Have you ever wondered why hens don’t break their eggs when they sit on them? The secret lies in the shape of the egg. An egg is a great example of nature’s excellent skills in packing. If you squeeze the ends of an egg between the palms of your hands, it won’t break. However, if you squeeze it in the middle, it pops and creates a terrible mess.
If you have seen the way eggs are sold in the market, you would have noticed that they are kept with their ends pointing up and are never left lying horizontally. Hens, too, incubate their eggs the same way, with the narrower end pointing upwards.
For distorting or crushing an object, its shape is as important as the material it is made of. Although an eggshell is really fragile, its queer dome-shaped end makes it a ‘tough nut to crack’.
The architectural connection
If you have seen the Taj Mahal or any mosque, you would have noticed that the roof is a huge dome. In earlier architectural forms, buildings had huge horizontal roofs which had to be supported by a large number of pillars.
The dome is, however, a curved structure – it has no angles and no corners – and it can enclose an enormous amount of space without the help of a single column.
What the dome essentially does is that it distributes the weight and the pressure applied on the top evenly to the entire structure. In fact, in architecture, the dome is one of the strongest designs for it supports the weight of the roof evenly so that no single point on the dome supports the whole load and gives way under stress.

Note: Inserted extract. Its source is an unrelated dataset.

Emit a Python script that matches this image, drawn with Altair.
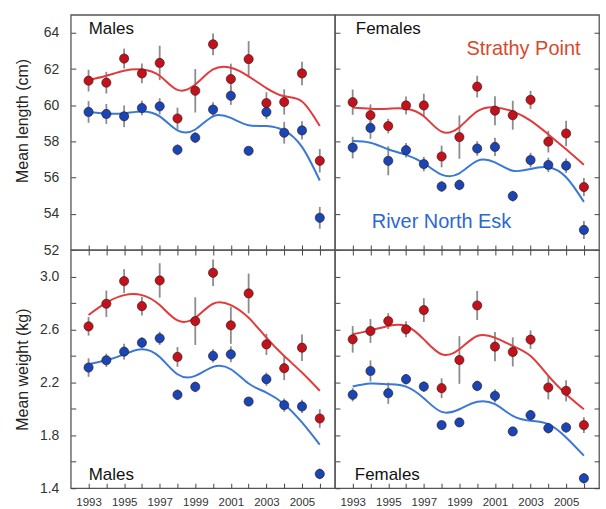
import altair as alt
import pandas as pd

years = list(range(1993, 2007))
sites = ["Strathy Point", "River North Esk"]

# ---- Mean length (cm), males ----
ml_sp = [61.36, 61.25, 62.58, 61.76, 62.34, 59.27, 60.80, 63.37, 61.45, 62.55, 60.12, 60.18, 61.76, 56.93]
ml_sp_err = [0.6, 0.6, 0.55, 0.55, 0.95, 0.6, 1.2, 0.6, 0.85, 1.0, 0.6, 0.7, 0.65, 0.65]
ml_ne = [59.63, 59.52, 59.39, 59.85, 59.94, 57.54, 58.21, 59.76, 60.52, 57.48, 59.63, 58.48, 58.61, 53.78]
ml_ne_err = [0.6, 0.55, 0.6, 0.4, 0.45, 0.3, 0.3, 0.4, 0.5, 0.2, 0.4, 0.6, 0.5, 0.6]
ml_sp_fit = [61.40, 61.63, 61.91, 61.98, 61.63, 60.85, 61.15, 61.98, 62.07, 61.60, 60.95, 60.50, 60.21, 58.85]
ml_ne_fit = [59.63, 59.54, 59.56, 59.66, 59.39, 58.61, 58.66, 59.39, 59.30, 58.90, 58.85, 58.60, 57.70, 55.84]

# ---- Mean length (cm), females ----
fl_sp = [60.17, 59.45, 58.85, 59.99, 59.99, 57.17, 58.24, 61.03, 59.70, 59.45, 60.30, 57.99, 58.44, 55.48]
fl_sp_err = [0.7, 0.6, 0.4, 0.5, 0.65, 0.6, 1.2, 0.6, 0.8, 0.8, 0.5, 0.6, 0.7, 0.5]
fl_ne = [57.66, 58.75, 56.93, 57.52, 56.75, 55.51, 55.60, 57.61, 57.70, 54.98, 56.97, 56.70, 56.66, 53.11]
fl_ne_err = [0.6, 0.6, 0.8, 0.4, 0.4, 0.3, 0.3, 0.4, 0.5, 0.3, 0.4, 0.4, 0.4, 0.5]
fl_sp_fit = [59.88, 59.81, 59.81, 59.81, 59.39, 58.54, 58.79, 59.66, 59.88, 59.66, 59.15, 58.39, 57.57, 56.71]
fl_ne_fit = [58.03, 57.93, 57.57, 57.26, 56.80, 56.17, 56.24, 56.93, 56.84, 56.38, 56.48, 56.57, 56.02, 54.66]

# ---- Mean weight (kg), males ----
mw_sp = [2.623, 2.794, 2.965, 2.776, 2.970, 2.392, 2.663, 3.028, 2.631, 2.872, 2.487, 2.307, 2.462, 1.927]
mw_sp_err = [0.07, 0.10, 0.09, 0.07, 0.13, 0.075, 0.18, 0.10, 0.14, 0.15, 0.08, 0.09, 0.10, 0.07]
mw_ne = [2.312, 2.367, 2.432, 2.500, 2.533, 2.106, 2.166, 2.400, 2.412, 2.055, 2.224, 2.028, 2.018, 1.508]
mw_ne_err = [0.07, 0.05, 0.06, 0.04, 0.05, 0.04, 0.04, 0.05, 0.06, 0.03, 0.05, 0.05, 0.05, 0.04]
mw_sp_fit = [2.709, 2.802, 2.859, 2.859, 2.784, 2.668, 2.688, 2.794, 2.784, 2.688, 2.538, 2.399, 2.274, 2.136]
mw_ne_fit = [2.337, 2.367, 2.412, 2.450, 2.392, 2.261, 2.249, 2.317, 2.299, 2.191, 2.123, 2.035, 1.897, 1.729]

# ---- Mean weight (kg), females ----
fw_sp = [2.525, 2.588, 2.663, 2.601, 2.746, 2.156, 2.369, 2.781, 2.470, 2.430, 2.523, 2.161, 2.136, 1.877]
fw_sp_err = [0.10, 0.09, 0.06, 0.06, 0.09, 0.075, 0.18, 0.11, 0.11, 0.11, 0.07, 0.09, 0.08, 0.06]
fw_ne = [2.106, 2.286, 2.118, 2.224, 2.168, 1.877, 1.897, 2.173, 2.098, 1.829, 1.952, 1.854, 1.859, 1.475]
fw_ne_err = [0.05, 0.08, 0.08, 0.04, 0.04, 0.03, 0.03, 0.04, 0.05, 0.03, 0.04, 0.04, 0.04, 0.04]
fw_sp_fit = [2.563, 2.593, 2.626, 2.626, 2.525, 2.412, 2.450, 2.550, 2.538, 2.475, 2.399, 2.249, 2.111, 1.997]
fw_ne_fit = [2.168, 2.191, 2.186, 2.168, 2.080, 1.977, 1.997, 2.053, 2.035, 1.947, 1.910, 1.884, 1.784, 1.646]

len_ticks = [52, 54, 56, 58, 60, 62, 64]
wt_ticks = [1.4, 1.6, 1.8, 2.0, 2.2, 2.4, 2.6, 2.8, 3.0]

point_colors = ["#c2121c", "#1a45b5"]
line_colors = ["#e23b3b", "#3b78d6"]


def make_df(sp, sp_err, ne, ne_err, sp_fit, ne_fit):
    rows = []
    for i, yr in enumerate(years):
        rows.append(dict(year=yr, site=sites[0], v=sp[i], lo=sp[i] - sp_err[i],
                         hi=sp[i] + sp_err[i], fit=sp_fit[i]))
        rows.append(dict(year=yr, site=sites[1], v=ne[i], lo=ne[i] - ne_err[i],
                         hi=ne[i] + ne_err[i], fit=ne_fit[i]))
    return pd.DataFrame(rows)


tick_style = dict(tickSize=5, offset=-5, domain=False, grid=False,
                  tickColor="#444", tickWidth=1)

x_scale = alt.Scale(domain=[1992, 2006.85], nice=False, zero=False)


def text_layer(txt, x, y, color, size):
    return alt.Chart(pd.DataFrame({"t": [txt]})).mark_text(
        align="left", baseline="alphabetic", fontSize=size, color=color
    ).encode(x=alt.value(x), y=alt.value(y), text="t:N")


def panel(df, ydom, yvals, is_len, left, bottom, height, texts):
    y_scale = alt.Scale(domain=ydom, nice=False, zero=False)
    if is_len:
        yfmt = "d"
        yexpr = "datum.label"
        ytitle = "Mean length (cm)"
    else:
        yfmt = ".1f"
        yexpr = "round(datum.value*10) % 4 == 2 ? datum.label : ''"
        ytitle = "Mean weight (kg)"

    x_bottom_kw = dict(orient="bottom", values=years, format="d", title=None,
                       labels=bottom, **tick_style)
    if bottom:
        x_bottom_kw.update(labelExpr="datum.value % 2 == 1 ? datum.label : ''",
                           labelFontSize=11.5, labelPadding=8, labelColor="#333")
    else:
        x_bottom_kw.update(minExtent=0, maxExtent=0)
    y_left_kw = dict(orient="left", values=yvals, format=yfmt, labels=left,
                     **tick_style)
    if left:
        y_left_kw.update(labelExpr=yexpr, labelFontSize=14, labelPadding=12,
                         labelColor="#333", title=ytitle, titleFontSize=16,
                         titleFontWeight="normal", titleColor="#222",
                         titlePadding=7, minExtent=38, maxExtent=38)
        if is_len:
            y_left_kw.update(titleY=106)
    else:
        y_left_kw.update(title=None, minExtent=0, maxExtent=0)

    base = alt.Chart(df)
    rules = base.mark_rule(color="#8c8c8c", strokeWidth=1.8).encode(
        x=alt.X("year:Q", scale=x_scale, axis=alt.Axis(**x_bottom_kw)),
        y=alt.Y("lo:Q", scale=y_scale, axis=alt.Axis(**y_left_kw)),
        y2="hi:Q",
    )
    lines = base.mark_line(interpolate="natural", strokeWidth=2).encode(
        x=alt.X("year:Q", scale=x_scale, axis=None),
        y=alt.Y("fit:Q", scale=y_scale, axis=None),
        color=alt.Color("site:N", scale=alt.Scale(domain=sites, range=line_colors),
                        legend=None),
    )
    x_top = alt.Axis(orient="top", values=years, labels=False, title=None,
                     minExtent=0, maxExtent=0, **tick_style) if not is_len else None
    y_right = alt.Axis(orient="right", values=yvals, labels=False, title=None,
                       minExtent=0, maxExtent=0, **tick_style) if not left else None
    points = base.mark_circle(size=85, opacity=1, stroke="#2a1010",
                              strokeWidth=0.6).encode(
        x=alt.X("year:Q", scale=x_scale, axis=x_top),
        y=alt.Y("v:Q", scale=y_scale, axis=y_right),
        fill=alt.Fill("site:N", scale=alt.Scale(domain=sites, range=point_colors),
                      legend=None),
    )
    return alt.layer(rules, lines, points, *texts).resolve_axis(
        x="independent", y="independent"
    ).properties(width=265, height=height)


p11 = panel(make_df(ml_sp, ml_sp_err, ml_ne, ml_ne_err, ml_sp_fit, ml_ne_fit),
            [52, 65], len_ticks, True, True, False, 236,
            [text_layer("Males", 18, 19, "#111", 17)])
p12 = panel(make_df(fl_sp, fl_sp_err, fl_ne, fl_ne_err, fl_sp_fit, fl_ne_fit),
            [52, 65], len_ticks, True, False, False, 236,
            [text_layer("Females", 21, 19, "#111", 17),
             text_layer("Strathy Point", 132, 40, "#d64a2c", 20),
             text_layer("River North Esk", 37, 214, "#2c68cf", 20)])
p21 = panel(make_df(mw_sp, mw_sp_err, mw_ne, mw_ne_err, mw_sp_fit, mw_ne_fit),
            [1.4, 3.2], wt_ticks, False, True, True, 239,
            [text_layer("Males", 18, 231, "#111", 17)])
p22 = panel(make_df(fw_sp, fw_sp_err, fw_ne, fw_ne_err, fw_sp_fit, fw_ne_fit),
            [1.4, 3.2], wt_ticks, False, False, True, 239,
            [text_layer("Females", 20, 231, "#111", 17)])

chart = alt.concat(p11, p12, p21, p22, columns=2, spacing=0, bounds="flush").properties(
    padding={"left": 14, "top": 13, "right": 5, "bottom": 2},
    background="white",
).configure(font="Liberation Sans").configure_view(stroke="#555", strokeWidth=1.3)

chart.save("out.html", embed_options={"renderer": "svg", "actions": False})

Similarly, the dome shape of each end of the egg distributes all the weight evenly and minimizes stress and strain.
A simple experiment
You can actually test this with a simple experiment. Take two eggs and poke a tiny hole at the narrow end of each egg and pour out the contents. Then stick a thick tape around the middle of each egg and carefully cut through the tape with a small pair of sharp scissors. The tape will prevent the eggs from cracking and you will get four half eggshells of equal sizes with level bottoms.
Place the four eggshells (cut side down) on a flat surface in a rectangular shape in such a way that the rectangle is slightly smaller than your books. Then lay a book on the eggshells. Then another. Do the shells crack?
While adding the books, do make sure the eggshells do not move. If they get pushed around, they will crack. Continue till the egg shells crack. If you weigh the books you had placed on the shells to see how much weight the eggs could take, it will be much more than the average weight of a hen.